Goal — Could you retype the lines below, starting at the line holding "Output the Python" and stopping at the line holding "plt.rcParams['mathtext.rm'] = 'Liberation", inclusive? Copy them exactly and drop the images.

Dataset extract —
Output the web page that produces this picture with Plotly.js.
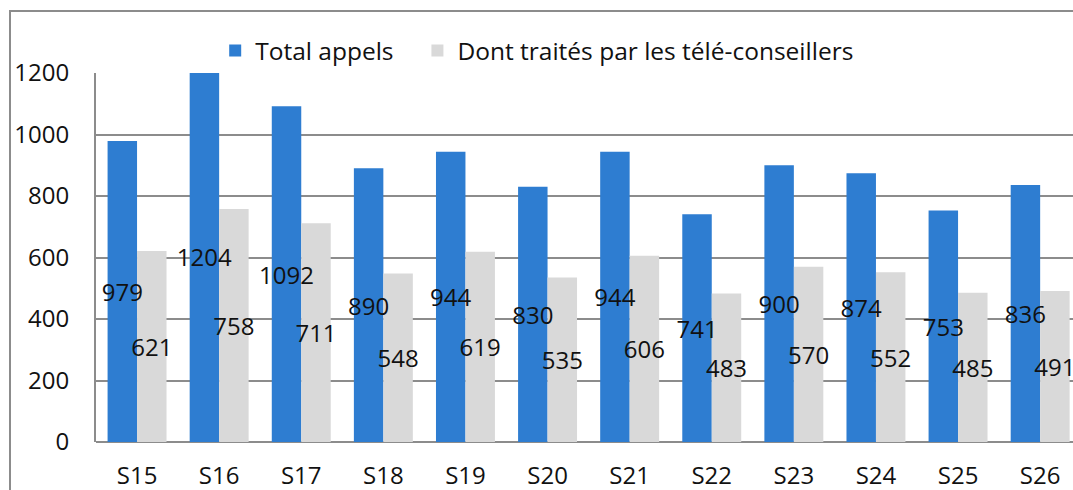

* * *

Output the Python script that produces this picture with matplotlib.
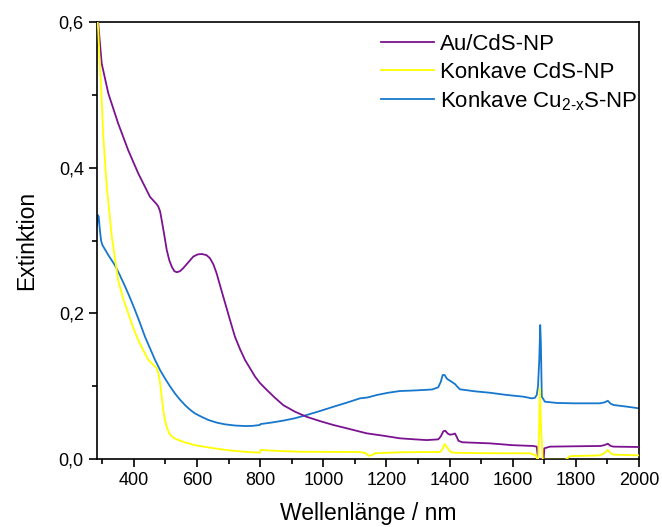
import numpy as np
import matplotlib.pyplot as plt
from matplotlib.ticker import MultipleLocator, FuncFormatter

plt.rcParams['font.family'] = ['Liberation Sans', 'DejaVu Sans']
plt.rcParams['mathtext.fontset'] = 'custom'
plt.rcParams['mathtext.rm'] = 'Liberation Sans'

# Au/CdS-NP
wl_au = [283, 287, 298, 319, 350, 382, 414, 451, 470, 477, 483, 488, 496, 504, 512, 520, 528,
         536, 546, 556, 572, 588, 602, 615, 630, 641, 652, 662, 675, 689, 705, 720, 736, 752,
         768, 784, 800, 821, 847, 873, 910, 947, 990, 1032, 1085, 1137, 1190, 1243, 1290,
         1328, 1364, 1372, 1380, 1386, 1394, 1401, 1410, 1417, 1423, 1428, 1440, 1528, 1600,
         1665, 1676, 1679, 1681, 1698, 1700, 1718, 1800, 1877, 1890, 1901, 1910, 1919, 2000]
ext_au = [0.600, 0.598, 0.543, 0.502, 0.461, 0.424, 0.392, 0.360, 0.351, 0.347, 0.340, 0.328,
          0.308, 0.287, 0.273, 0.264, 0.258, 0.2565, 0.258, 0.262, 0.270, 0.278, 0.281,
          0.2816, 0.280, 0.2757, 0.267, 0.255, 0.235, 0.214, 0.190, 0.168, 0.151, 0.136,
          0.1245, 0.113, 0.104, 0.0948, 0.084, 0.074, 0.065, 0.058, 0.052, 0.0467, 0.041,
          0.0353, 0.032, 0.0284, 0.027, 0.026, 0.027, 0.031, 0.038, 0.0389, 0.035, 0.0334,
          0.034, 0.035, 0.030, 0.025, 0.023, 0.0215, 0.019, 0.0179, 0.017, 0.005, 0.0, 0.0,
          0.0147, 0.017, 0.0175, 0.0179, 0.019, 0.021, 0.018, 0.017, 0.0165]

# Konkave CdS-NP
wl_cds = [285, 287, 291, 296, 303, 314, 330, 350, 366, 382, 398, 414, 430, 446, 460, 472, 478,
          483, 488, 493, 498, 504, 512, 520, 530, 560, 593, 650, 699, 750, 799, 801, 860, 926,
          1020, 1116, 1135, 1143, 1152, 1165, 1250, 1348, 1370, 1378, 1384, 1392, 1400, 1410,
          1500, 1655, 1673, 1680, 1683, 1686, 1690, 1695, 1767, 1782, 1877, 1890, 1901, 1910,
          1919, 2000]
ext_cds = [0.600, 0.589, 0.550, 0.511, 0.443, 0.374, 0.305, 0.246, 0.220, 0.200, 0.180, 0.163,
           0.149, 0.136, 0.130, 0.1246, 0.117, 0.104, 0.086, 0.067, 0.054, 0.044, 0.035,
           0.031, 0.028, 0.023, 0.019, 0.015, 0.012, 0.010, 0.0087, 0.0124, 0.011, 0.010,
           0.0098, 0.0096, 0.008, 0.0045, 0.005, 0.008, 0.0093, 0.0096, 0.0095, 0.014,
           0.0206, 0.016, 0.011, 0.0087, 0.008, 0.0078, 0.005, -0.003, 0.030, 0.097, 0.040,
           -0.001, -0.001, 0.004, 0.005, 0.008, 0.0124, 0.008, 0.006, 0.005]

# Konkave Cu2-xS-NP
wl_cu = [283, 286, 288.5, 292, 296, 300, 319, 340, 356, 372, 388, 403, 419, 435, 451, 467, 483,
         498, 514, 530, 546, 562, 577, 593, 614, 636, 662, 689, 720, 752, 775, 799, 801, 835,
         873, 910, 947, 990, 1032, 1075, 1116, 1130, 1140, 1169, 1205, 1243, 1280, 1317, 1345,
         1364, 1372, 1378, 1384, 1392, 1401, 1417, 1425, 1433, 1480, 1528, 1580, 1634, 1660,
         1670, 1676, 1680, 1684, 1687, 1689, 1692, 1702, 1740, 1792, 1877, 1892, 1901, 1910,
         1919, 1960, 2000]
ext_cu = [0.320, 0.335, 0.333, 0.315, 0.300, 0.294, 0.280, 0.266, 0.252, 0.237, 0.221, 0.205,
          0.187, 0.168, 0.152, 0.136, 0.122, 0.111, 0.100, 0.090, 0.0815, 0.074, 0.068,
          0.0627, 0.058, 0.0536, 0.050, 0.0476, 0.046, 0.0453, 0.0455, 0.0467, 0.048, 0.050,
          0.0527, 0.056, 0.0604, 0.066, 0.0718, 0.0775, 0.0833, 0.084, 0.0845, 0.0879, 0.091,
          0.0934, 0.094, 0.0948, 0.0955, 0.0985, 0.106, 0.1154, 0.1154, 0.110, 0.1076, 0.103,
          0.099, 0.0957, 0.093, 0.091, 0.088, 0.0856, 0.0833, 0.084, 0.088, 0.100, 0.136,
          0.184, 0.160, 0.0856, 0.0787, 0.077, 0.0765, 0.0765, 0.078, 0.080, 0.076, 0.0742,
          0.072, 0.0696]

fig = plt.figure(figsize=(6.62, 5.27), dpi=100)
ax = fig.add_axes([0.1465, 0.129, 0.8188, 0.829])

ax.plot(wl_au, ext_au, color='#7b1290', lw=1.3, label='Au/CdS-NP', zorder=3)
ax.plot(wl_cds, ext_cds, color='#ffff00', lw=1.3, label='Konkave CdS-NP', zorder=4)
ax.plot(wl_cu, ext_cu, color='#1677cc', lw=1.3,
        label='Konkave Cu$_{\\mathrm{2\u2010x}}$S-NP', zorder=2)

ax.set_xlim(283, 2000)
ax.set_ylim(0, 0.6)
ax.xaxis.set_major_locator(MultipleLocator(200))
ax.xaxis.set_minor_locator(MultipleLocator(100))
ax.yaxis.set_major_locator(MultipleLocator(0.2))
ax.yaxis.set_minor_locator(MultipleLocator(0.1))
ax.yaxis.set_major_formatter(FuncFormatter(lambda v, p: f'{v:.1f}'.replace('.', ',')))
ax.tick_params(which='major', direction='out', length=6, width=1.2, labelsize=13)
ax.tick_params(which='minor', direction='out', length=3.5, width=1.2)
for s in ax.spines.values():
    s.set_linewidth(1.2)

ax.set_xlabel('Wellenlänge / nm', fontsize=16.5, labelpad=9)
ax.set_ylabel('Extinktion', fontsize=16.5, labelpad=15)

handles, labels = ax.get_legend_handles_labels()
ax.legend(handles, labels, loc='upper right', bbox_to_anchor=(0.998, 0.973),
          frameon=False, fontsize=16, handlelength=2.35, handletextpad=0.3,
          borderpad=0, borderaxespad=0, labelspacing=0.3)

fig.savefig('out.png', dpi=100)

...

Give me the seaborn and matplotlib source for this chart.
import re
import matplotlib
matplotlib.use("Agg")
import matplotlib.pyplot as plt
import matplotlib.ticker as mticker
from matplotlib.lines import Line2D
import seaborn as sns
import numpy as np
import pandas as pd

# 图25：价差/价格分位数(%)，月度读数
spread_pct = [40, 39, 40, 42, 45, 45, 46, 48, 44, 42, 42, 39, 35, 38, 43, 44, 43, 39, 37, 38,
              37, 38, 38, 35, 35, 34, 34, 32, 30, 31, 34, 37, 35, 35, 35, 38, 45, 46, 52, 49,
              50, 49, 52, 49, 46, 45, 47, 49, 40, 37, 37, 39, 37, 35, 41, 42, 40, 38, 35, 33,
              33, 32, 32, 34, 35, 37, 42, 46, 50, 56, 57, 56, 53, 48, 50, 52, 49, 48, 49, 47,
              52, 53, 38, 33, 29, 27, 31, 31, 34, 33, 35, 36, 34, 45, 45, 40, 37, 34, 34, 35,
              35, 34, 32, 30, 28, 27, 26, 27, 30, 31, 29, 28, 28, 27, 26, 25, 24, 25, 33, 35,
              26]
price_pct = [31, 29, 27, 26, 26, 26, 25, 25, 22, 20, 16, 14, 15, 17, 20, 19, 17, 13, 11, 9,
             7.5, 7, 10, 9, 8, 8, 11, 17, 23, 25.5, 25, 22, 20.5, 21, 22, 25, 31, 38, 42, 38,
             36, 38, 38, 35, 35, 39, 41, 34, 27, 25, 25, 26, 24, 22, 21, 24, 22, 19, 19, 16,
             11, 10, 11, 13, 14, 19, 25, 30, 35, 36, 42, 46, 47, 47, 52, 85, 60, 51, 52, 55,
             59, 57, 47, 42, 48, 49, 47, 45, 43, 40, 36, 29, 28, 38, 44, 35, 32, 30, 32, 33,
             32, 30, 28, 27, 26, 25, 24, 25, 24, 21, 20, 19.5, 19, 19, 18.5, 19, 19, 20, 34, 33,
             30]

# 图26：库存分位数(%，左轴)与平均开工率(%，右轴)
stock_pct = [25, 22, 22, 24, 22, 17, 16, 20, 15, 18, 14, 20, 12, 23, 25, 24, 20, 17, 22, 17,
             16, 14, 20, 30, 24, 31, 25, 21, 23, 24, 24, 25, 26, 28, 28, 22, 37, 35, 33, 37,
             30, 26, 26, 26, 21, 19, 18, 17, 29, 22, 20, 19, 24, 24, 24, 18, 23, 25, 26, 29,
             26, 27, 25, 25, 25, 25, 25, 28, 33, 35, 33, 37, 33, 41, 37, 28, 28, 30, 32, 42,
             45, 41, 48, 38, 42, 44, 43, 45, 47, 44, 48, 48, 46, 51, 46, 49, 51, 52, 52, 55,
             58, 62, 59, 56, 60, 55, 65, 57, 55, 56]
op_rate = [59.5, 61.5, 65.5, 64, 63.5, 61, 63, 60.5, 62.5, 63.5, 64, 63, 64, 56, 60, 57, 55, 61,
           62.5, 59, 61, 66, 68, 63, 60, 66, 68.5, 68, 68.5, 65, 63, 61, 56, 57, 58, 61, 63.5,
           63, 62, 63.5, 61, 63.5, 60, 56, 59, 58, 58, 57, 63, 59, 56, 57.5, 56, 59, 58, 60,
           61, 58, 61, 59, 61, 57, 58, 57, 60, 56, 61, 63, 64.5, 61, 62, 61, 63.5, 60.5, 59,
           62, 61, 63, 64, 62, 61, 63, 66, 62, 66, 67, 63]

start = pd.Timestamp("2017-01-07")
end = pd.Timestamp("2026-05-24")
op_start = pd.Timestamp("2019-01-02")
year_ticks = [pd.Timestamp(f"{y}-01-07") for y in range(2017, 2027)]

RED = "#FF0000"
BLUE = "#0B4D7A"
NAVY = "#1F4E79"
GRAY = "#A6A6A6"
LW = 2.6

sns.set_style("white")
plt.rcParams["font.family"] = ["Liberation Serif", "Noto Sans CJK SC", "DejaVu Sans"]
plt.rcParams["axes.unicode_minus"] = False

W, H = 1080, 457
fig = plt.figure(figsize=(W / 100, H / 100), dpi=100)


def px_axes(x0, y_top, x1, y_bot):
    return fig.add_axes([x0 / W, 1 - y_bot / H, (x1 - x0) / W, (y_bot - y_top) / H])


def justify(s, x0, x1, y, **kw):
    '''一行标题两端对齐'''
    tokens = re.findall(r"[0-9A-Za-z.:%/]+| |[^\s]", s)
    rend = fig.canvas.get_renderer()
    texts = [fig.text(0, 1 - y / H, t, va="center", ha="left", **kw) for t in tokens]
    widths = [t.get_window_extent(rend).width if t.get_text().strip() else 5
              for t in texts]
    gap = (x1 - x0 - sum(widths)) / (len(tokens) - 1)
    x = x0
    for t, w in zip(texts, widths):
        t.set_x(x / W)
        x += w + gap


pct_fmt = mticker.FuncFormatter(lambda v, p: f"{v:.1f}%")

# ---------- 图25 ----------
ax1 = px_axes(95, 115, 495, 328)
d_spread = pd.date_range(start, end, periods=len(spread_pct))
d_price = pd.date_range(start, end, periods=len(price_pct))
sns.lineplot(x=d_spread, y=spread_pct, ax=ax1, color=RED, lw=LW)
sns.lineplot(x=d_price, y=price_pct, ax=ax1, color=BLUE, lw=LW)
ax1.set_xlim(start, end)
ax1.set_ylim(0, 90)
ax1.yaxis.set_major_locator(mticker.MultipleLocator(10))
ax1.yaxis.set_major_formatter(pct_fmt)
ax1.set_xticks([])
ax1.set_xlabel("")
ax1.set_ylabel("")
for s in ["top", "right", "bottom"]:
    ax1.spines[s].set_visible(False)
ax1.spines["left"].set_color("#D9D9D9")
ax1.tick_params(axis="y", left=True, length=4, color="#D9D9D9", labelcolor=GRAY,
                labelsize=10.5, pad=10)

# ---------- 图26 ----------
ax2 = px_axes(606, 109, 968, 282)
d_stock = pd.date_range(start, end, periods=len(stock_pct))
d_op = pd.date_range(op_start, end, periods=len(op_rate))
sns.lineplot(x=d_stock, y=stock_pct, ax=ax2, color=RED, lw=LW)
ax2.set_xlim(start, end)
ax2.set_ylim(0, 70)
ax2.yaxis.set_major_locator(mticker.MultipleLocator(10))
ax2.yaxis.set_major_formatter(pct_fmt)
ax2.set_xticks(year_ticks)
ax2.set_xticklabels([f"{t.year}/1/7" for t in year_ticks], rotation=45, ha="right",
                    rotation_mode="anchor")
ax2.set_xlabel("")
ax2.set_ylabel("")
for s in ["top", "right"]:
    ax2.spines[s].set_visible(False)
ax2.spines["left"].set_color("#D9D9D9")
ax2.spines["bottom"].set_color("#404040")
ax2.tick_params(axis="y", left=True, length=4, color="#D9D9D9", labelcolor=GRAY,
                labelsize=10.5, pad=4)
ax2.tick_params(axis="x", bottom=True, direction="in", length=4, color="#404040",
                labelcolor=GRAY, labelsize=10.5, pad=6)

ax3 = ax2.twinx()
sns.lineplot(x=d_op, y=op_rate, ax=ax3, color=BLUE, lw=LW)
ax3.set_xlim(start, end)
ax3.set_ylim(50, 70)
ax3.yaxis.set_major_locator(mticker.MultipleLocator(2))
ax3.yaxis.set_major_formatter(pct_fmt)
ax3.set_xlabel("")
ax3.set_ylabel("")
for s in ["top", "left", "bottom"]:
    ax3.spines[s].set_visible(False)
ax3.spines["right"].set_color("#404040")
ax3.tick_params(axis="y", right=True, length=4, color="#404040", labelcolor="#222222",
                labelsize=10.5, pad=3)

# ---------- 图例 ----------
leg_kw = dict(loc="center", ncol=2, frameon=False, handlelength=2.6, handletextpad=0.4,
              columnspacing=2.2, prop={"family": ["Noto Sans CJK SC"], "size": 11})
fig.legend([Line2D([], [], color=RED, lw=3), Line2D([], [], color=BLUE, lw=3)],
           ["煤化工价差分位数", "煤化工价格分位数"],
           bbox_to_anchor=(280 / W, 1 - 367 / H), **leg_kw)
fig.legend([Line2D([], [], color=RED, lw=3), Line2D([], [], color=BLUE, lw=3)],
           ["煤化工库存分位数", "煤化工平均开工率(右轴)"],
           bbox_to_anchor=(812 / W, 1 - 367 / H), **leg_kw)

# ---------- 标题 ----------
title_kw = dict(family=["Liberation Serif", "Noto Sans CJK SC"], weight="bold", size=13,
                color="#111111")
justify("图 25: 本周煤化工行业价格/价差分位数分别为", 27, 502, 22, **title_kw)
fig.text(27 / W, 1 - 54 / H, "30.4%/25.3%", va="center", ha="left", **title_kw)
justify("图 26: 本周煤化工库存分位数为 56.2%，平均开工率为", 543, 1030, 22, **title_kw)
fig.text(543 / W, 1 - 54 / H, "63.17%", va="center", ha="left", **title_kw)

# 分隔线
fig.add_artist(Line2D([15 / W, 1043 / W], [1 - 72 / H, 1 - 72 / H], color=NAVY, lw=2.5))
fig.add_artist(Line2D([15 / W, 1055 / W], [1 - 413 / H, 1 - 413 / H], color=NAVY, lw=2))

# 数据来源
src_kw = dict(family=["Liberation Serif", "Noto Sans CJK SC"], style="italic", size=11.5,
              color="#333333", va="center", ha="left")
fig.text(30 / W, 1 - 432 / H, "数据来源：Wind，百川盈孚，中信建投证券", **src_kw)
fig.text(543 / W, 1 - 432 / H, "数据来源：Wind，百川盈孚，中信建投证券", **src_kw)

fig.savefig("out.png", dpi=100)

Exercise output —
Output the Python script that produces this picture with matplotlib.
import numpy as np
import matplotlib.pyplot as plt
from matplotlib.ticker import MultipleLocator, FuncFormatter

plt.rcParams['font.family'] = ['Liberation Sans', 'DejaVu Sans']
plt.rcParams['mathtext.fontset'] = 'custom'
plt.rcParams['mathtext.rm'] = 'Liberation Sans'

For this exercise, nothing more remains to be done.